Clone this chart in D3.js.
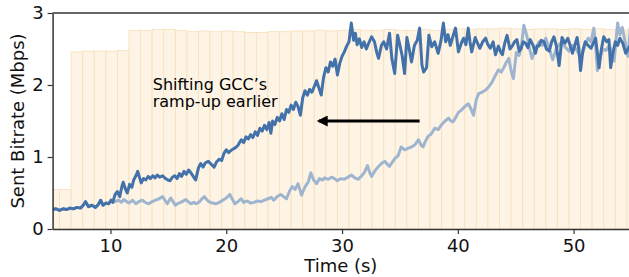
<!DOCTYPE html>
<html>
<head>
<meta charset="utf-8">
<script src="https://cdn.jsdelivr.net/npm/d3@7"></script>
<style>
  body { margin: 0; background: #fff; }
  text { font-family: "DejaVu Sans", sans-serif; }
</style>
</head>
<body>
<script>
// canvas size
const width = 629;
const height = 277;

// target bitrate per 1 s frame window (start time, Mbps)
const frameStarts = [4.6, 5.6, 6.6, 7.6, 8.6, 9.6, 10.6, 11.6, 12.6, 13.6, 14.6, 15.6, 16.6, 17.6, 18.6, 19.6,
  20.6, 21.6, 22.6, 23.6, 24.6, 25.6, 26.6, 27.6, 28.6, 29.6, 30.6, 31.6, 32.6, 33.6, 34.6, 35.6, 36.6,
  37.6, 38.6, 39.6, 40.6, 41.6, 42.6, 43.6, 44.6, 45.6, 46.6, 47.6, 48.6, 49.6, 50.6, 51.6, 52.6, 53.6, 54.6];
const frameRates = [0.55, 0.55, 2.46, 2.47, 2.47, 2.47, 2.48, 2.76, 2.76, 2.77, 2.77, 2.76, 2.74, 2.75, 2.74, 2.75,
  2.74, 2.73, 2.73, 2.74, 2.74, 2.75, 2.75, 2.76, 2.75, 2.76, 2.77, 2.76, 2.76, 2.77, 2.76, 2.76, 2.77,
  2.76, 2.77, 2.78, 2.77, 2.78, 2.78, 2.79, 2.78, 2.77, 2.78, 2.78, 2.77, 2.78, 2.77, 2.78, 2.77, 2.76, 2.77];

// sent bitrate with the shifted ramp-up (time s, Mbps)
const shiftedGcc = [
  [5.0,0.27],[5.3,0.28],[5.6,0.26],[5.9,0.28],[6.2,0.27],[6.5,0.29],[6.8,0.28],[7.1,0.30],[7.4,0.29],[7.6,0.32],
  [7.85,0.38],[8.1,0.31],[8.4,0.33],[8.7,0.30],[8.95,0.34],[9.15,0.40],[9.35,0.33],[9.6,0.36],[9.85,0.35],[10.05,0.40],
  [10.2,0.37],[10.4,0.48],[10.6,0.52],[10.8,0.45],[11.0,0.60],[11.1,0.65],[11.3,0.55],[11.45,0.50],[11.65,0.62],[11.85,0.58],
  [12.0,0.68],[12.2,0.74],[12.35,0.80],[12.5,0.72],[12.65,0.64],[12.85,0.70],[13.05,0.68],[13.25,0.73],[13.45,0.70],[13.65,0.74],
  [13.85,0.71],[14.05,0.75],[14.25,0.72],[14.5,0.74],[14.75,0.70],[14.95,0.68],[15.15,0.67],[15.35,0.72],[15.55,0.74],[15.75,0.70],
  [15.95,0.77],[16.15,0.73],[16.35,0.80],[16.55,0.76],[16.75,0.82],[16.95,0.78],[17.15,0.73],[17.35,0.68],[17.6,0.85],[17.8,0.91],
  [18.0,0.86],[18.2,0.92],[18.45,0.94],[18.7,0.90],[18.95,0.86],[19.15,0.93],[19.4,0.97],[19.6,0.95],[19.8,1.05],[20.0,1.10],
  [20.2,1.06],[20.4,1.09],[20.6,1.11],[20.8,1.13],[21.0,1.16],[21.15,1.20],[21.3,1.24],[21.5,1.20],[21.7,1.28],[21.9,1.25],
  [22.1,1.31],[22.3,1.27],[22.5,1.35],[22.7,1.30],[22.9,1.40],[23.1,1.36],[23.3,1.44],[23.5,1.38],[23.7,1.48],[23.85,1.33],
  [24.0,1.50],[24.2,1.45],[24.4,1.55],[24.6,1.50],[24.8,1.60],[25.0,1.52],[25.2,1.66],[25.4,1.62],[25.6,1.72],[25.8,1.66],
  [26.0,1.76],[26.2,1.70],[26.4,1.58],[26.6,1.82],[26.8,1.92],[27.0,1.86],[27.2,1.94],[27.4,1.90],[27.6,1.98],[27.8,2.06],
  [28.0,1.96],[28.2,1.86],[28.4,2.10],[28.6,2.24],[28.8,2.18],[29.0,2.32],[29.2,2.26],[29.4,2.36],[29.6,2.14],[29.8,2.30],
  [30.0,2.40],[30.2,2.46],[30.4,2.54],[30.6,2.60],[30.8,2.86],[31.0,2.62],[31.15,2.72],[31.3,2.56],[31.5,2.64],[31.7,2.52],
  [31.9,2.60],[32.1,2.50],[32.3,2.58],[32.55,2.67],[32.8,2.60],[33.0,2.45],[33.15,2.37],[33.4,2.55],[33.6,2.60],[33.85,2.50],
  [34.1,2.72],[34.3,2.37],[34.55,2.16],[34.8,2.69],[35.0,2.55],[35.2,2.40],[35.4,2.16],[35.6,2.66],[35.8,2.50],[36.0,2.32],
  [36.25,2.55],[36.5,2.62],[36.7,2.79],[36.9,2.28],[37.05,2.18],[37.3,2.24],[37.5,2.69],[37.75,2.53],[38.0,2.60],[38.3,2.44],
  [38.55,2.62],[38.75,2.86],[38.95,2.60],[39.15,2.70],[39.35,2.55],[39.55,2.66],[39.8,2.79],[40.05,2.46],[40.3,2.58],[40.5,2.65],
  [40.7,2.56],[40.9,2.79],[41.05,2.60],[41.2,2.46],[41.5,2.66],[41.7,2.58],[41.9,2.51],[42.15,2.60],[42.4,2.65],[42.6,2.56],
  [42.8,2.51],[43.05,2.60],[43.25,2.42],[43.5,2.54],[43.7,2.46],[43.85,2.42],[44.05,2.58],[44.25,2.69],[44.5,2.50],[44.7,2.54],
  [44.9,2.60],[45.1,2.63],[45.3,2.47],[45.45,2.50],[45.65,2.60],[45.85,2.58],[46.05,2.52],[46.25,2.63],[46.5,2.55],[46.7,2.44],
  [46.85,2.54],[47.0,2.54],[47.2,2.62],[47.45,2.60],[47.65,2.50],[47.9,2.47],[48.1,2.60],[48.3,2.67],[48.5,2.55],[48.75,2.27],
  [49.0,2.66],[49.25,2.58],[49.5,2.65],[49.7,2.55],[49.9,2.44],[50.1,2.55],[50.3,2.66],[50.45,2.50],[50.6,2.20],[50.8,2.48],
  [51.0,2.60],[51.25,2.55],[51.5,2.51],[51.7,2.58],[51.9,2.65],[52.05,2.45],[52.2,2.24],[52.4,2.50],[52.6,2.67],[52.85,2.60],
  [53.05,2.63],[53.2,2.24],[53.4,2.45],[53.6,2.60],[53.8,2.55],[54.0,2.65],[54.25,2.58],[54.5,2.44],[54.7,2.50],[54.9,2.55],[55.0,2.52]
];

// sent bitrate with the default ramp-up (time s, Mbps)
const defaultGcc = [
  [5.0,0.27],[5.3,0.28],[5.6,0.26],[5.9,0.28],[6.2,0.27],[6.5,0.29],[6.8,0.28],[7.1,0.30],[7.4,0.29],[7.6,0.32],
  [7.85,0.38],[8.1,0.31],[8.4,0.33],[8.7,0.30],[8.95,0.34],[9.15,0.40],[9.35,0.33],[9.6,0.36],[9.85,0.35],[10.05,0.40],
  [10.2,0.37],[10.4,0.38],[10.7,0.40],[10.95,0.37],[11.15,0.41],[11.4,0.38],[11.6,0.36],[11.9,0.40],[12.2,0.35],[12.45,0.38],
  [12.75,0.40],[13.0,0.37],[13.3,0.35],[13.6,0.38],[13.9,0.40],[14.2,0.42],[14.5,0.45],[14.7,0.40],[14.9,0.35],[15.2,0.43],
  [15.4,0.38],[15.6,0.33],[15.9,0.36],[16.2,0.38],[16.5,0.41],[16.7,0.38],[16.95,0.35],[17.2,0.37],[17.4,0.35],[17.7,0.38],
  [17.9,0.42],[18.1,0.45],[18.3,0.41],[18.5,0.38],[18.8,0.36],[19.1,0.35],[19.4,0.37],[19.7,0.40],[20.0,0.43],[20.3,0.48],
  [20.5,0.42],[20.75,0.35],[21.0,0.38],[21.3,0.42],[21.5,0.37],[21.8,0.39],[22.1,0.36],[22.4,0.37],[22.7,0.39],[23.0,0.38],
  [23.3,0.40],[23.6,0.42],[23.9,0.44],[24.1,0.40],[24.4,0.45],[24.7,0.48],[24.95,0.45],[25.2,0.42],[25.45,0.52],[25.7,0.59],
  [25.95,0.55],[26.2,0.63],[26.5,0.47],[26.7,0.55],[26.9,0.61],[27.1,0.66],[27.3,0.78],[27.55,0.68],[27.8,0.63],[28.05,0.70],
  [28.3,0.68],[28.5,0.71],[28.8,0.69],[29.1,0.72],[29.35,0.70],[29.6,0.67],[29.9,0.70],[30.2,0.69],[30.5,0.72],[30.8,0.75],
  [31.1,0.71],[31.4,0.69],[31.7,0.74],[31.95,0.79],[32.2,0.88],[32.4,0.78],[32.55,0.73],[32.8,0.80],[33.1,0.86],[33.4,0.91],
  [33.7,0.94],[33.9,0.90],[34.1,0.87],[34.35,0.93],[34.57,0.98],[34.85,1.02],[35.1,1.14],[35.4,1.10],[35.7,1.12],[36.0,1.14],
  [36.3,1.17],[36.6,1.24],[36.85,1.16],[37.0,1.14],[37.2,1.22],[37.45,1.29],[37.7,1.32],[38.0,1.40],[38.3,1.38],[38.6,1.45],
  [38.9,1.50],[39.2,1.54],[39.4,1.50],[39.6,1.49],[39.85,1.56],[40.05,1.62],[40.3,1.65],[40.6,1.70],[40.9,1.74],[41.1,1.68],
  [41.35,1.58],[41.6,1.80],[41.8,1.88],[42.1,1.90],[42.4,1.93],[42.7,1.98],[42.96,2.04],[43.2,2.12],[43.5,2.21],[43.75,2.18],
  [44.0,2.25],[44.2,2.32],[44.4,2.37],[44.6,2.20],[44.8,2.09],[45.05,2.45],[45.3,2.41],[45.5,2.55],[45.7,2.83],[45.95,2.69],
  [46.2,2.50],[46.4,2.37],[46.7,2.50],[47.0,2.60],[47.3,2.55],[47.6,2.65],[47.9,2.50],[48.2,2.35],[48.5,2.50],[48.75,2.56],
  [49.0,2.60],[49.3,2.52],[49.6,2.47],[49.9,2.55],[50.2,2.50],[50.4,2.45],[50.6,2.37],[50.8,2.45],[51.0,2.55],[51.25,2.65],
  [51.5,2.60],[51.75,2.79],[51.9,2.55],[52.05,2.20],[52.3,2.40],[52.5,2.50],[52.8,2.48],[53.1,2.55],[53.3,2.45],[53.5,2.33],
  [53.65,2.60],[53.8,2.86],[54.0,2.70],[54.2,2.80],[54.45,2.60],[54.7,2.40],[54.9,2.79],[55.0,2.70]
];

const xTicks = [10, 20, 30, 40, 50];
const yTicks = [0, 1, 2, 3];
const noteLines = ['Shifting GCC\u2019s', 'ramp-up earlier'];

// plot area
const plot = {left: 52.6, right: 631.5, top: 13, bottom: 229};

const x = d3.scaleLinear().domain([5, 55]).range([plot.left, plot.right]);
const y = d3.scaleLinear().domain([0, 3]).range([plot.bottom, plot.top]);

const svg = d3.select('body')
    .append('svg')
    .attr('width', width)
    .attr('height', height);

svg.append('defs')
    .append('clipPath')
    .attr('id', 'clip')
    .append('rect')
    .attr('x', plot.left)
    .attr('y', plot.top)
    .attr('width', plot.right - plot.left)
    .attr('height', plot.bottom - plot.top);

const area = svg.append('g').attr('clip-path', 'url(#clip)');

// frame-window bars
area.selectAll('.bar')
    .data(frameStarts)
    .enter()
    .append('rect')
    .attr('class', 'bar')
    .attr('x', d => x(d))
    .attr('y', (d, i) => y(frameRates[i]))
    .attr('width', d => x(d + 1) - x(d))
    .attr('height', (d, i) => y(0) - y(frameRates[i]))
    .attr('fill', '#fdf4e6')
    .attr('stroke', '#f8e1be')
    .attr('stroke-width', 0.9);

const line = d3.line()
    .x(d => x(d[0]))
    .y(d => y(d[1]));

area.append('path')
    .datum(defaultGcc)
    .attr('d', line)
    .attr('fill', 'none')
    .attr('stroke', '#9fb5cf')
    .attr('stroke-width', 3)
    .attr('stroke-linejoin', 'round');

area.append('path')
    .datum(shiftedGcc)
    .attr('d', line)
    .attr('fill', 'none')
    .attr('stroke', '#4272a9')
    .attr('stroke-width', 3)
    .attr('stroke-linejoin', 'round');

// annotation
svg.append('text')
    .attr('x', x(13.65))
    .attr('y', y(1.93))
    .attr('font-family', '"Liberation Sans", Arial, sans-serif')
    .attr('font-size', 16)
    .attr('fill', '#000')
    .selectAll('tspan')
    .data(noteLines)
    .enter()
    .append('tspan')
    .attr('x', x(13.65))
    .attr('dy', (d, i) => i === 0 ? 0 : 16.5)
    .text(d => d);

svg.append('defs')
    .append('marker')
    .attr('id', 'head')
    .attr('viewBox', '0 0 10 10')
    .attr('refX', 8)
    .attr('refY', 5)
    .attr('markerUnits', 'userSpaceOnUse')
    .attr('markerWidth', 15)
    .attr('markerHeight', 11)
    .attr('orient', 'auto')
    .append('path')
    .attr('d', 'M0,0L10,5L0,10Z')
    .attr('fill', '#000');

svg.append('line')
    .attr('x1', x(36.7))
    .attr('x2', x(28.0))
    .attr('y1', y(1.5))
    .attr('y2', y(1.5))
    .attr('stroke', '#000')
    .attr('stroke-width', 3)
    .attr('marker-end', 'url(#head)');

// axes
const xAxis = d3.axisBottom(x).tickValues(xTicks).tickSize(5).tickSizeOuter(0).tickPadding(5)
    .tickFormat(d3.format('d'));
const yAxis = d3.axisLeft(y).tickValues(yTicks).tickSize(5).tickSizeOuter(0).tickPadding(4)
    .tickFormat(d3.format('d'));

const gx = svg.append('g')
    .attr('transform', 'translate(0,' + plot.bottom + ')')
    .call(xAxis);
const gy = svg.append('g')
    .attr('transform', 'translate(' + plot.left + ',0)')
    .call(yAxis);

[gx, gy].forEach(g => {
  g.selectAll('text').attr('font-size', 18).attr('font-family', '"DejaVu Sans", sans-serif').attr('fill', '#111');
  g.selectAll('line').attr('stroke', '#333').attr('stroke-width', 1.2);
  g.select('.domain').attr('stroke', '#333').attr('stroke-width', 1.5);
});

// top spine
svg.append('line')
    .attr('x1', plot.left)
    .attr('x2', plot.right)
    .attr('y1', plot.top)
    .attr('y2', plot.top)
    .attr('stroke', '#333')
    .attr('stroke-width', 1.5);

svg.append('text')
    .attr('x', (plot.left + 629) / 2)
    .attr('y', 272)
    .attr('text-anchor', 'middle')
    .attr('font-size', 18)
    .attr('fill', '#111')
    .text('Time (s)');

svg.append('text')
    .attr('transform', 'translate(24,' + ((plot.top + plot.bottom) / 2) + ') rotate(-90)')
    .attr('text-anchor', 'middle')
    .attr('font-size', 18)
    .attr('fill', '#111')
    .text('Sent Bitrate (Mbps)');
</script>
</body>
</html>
• • •
- _Given problem_: Write out an exact copy of the listing, first line through the line containing "const height = 277;", with the pictures left out.

- _Full response_:
Clone this chart in D3.js.
<!DOCTYPE html>
<html>
<head>
<meta charset="utf-8">
<script src="https://cdn.jsdelivr.net/npm/d3@7"></script>
<style>
  body { margin: 0; background: #fff; }
  text { font-family: "DejaVu Sans", sans-serif; }
</style>
</head>
<body>
<script>
// canvas size
const width = 629;
const height = 277;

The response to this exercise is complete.